ST. LOUIS – A rare piece of jewelry that debuted at the St. Louis World’s Fair sold at auction last week, smashing pre-sale estimates by more than 18 times.
Sotheby’s Magnificent Jewels auction took in $57.1 million, the second-highest total for a jewelry auction at the company’s New York salesroom, the company said.
Famed designer Louis Comfort Tiffany, heir to the founder of Tiffany & Company, debuted 27 pieces of jewelry at the 1904 Louisiana Purchase Exposition. Jewelry publication JCK says Tiffany’s display at the 1904 fair included 10 hair ornaments, nine brooches, three necklaces, two pendants, one girdle, one hatpin, and one tiara.
Louis Tiffany, who is credited with developing a special type of iridescent glass and creating the Tiffany lamp design, tried his hand in jewelry design in the early 20th century in the years leading up to the fair.
Of the 27 pieces Tiffany debuted at the fair, the Medusa pendant is one of only four still in existence.
The pendant was last seen in public at a New York auction in 1943. It was long considered missing, but turned up in the Schocken Family Collection.
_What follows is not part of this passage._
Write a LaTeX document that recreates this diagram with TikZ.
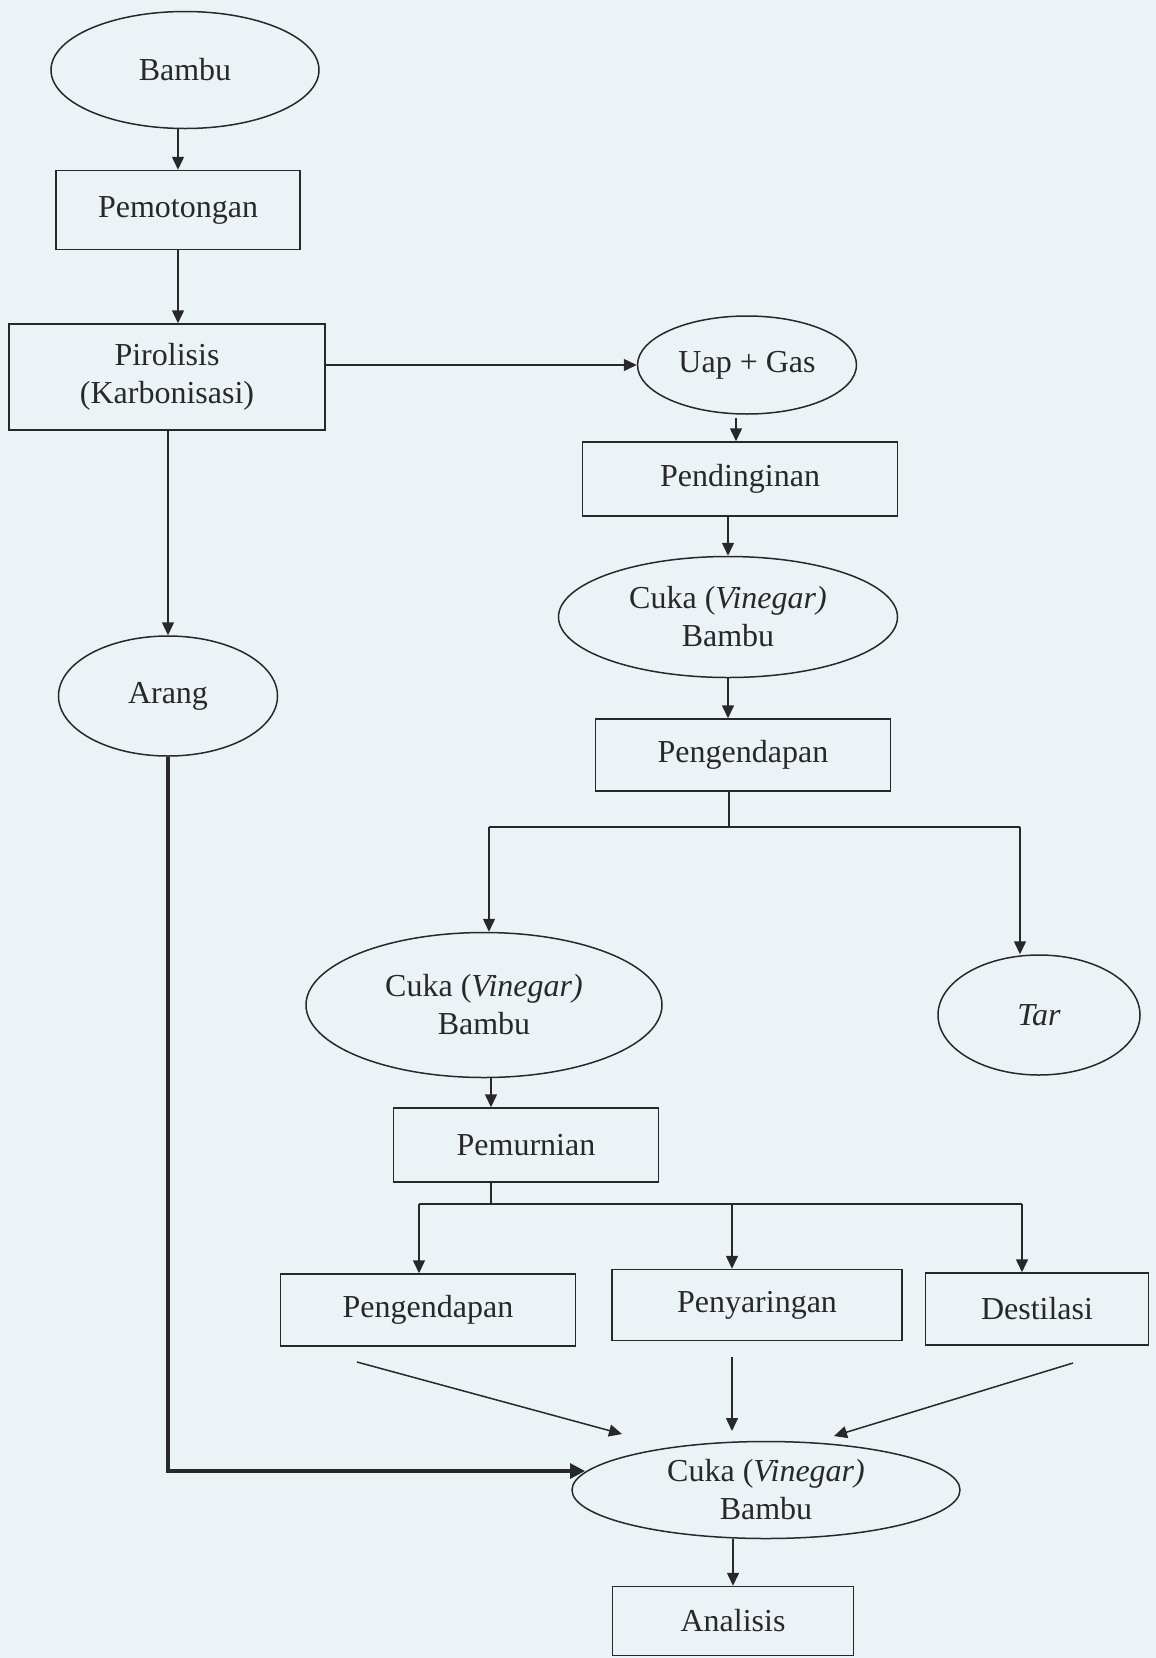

Prior to the Dec. 7 auction, the Medusa pendant was estimated to fetch between $100,000 and $200,000. The auction price soared and the pendant sold for $3.7 million, a new world record for a Louis Comfort Tiffany piece.
According to Sotheby’s, 84% of the pre-sale lots sold, with 68% of those items going for higher than their estimates.
The day’s big seller—a 6.11-carat Fancy Intense Blue Diamond ring—sold for $7.96 million.